**EXERCISE AIM:** From the entries below, reproduce exactly the lines from the one with "Write the TikZ code for this diagram." through the one with "width=14.26cm,minimum height=1.9cm] (practice)", both included, without images.

Data items
##############################

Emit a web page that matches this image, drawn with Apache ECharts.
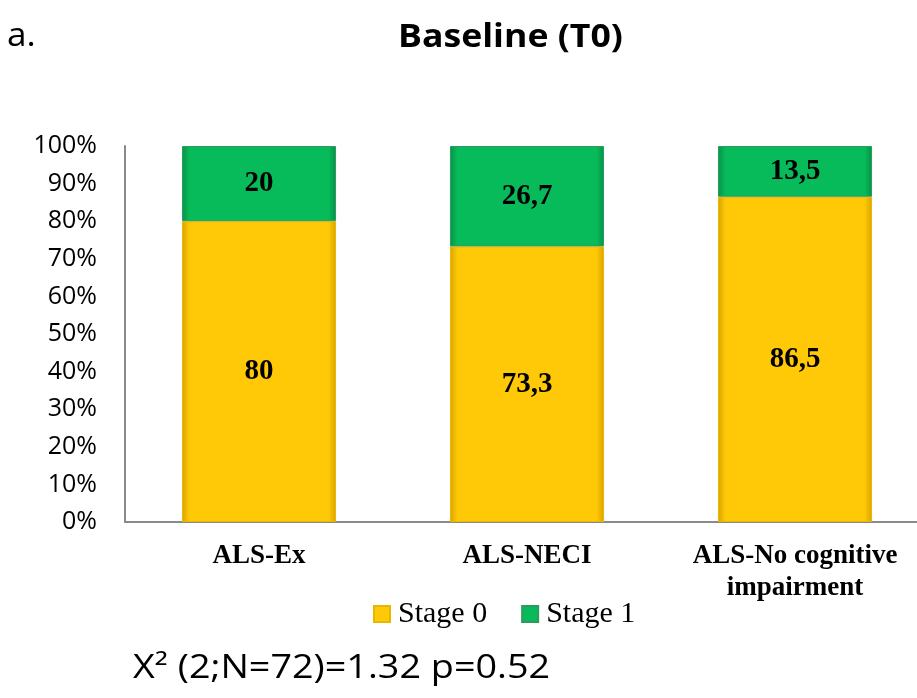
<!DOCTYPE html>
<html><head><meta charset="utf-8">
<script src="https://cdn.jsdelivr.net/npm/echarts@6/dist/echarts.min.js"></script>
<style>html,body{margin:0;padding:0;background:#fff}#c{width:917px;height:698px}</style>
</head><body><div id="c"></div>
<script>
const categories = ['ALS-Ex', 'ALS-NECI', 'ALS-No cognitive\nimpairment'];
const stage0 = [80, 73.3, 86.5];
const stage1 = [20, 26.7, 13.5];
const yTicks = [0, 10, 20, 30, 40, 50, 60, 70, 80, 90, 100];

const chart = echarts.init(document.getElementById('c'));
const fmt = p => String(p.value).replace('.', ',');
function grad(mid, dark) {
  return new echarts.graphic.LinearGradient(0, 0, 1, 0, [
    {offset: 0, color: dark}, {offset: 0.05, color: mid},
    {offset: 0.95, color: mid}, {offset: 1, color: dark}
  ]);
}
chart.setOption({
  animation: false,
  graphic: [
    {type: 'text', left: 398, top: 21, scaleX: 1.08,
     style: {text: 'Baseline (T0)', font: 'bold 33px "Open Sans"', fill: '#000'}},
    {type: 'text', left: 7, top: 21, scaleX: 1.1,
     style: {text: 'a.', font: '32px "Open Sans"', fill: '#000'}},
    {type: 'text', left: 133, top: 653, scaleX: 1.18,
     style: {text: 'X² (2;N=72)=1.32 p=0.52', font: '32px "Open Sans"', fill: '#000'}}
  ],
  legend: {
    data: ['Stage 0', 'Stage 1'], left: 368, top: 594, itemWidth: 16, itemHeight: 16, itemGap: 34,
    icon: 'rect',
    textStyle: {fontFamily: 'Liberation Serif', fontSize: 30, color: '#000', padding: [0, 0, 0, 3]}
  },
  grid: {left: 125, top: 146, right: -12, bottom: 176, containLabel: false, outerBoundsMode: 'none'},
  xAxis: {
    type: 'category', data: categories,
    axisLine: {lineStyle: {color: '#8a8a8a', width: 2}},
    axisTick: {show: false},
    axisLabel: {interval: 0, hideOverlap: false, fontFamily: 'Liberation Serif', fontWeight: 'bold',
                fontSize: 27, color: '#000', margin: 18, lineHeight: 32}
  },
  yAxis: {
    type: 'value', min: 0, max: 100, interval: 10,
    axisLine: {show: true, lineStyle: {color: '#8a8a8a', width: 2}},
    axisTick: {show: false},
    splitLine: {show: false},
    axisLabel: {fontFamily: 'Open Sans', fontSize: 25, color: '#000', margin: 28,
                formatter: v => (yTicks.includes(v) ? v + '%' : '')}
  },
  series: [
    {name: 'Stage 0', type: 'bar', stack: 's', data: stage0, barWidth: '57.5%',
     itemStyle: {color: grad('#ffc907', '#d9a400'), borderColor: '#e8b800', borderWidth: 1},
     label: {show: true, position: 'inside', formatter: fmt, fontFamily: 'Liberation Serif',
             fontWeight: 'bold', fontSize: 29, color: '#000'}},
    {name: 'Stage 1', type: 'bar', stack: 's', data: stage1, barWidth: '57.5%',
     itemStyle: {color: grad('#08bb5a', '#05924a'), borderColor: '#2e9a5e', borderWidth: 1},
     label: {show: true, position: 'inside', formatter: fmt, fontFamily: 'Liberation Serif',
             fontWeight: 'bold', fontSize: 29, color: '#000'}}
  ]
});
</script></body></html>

##############################

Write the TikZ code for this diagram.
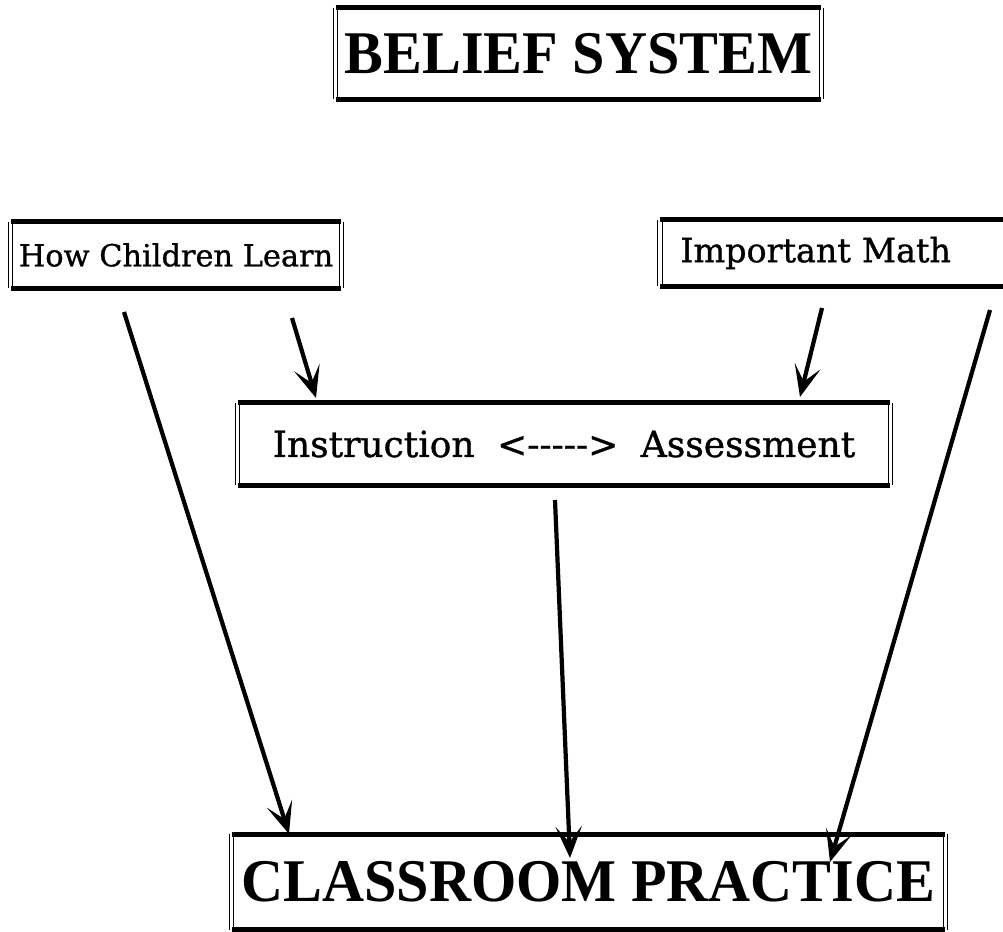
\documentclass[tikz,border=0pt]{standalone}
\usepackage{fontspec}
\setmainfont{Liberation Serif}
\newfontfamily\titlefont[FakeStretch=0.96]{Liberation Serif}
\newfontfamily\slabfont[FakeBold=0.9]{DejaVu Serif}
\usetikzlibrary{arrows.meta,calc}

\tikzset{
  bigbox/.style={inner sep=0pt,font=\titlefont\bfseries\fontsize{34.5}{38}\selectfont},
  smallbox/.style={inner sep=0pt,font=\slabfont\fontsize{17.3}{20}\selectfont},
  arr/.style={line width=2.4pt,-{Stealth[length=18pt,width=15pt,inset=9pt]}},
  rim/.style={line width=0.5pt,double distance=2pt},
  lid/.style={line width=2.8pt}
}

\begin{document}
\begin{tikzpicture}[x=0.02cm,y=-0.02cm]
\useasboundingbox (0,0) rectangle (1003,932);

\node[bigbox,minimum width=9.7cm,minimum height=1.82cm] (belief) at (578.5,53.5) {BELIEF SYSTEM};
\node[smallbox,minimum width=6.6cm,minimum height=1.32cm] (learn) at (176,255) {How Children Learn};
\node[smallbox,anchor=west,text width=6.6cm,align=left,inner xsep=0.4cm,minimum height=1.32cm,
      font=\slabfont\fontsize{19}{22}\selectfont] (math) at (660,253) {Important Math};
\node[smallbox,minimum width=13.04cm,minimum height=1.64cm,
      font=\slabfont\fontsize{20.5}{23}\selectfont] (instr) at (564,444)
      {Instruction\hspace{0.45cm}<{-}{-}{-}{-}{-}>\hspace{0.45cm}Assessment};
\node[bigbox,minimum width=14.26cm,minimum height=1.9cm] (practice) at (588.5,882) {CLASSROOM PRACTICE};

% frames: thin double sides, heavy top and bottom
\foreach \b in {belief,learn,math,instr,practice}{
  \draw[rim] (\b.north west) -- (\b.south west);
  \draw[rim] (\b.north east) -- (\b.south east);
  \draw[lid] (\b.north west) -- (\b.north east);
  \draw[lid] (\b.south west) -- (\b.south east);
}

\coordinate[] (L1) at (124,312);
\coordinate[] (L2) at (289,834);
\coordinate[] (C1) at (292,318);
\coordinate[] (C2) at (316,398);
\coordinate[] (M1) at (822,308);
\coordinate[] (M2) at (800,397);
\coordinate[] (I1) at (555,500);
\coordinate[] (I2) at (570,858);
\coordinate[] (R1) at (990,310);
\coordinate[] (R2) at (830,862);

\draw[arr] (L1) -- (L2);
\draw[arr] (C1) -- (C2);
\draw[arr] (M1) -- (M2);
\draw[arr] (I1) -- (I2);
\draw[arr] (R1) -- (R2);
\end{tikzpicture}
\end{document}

##############################

**THE RESULT:**
Write the TikZ code for this diagram.
\documentclass[tikz,border=0pt]{standalone}
\usepackage{fontspec}
\setmainfont{Liberation Serif}
\newfontfamily\titlefont[FakeStretch=0.96]{Liberation Serif}
\newfontfamily\slabfont[FakeBold=0.9]{DejaVu Serif}
\usetikzlibrary{arrows.meta,calc}

\tikzset{
  bigbox/.style={inner sep=0pt,font=\titlefont\bfseries\fontsize{34.5}{38}\selectfont},
  smallbox/.style={inner sep=0pt,font=\slabfont\fontsize{17.3}{20}\selectfont},
  arr/.style={line width=2.4pt,-{Stealth[length=18pt,width=15pt,inset=9pt]}},
  rim/.style={line width=0.5pt,double distance=2pt},
  lid/.style={line width=2.8pt}
}

\begin{document}
\begin{tikzpicture}[x=0.02cm,y=-0.02cm]
\useasboundingbox (0,0) rectangle (1003,932);

\node[bigbox,minimum width=9.7cm,minimum height=1.82cm] (belief) at (578.5,53.5) {BELIEF SYSTEM};
\node[smallbox,minimum width=6.6cm,minimum height=1.32cm] (learn) at (176,255) {How Children Learn};
\node[smallbox,anchor=west,text width=6.6cm,align=left,inner xsep=0.4cm,minimum height=1.32cm,
      font=\slabfont\fontsize{19}{22}\selectfont] (math) at (660,253) {Important Math};
\node[smallbox,minimum width=13.04cm,minimum height=1.64cm,
      font=\slabfont\fontsize{20.5}{23}\selectfont] (instr) at (564,444)
      {Instruction\hspace{0.45cm}<{-}{-}{-}{-}{-}>\hspace{0.45cm}Assessment};
\node[bigbox,minimum width=14.26cm,minimum height=1.9cm] (practice) at (588.5,882) {CLASSROOM PRACTICE};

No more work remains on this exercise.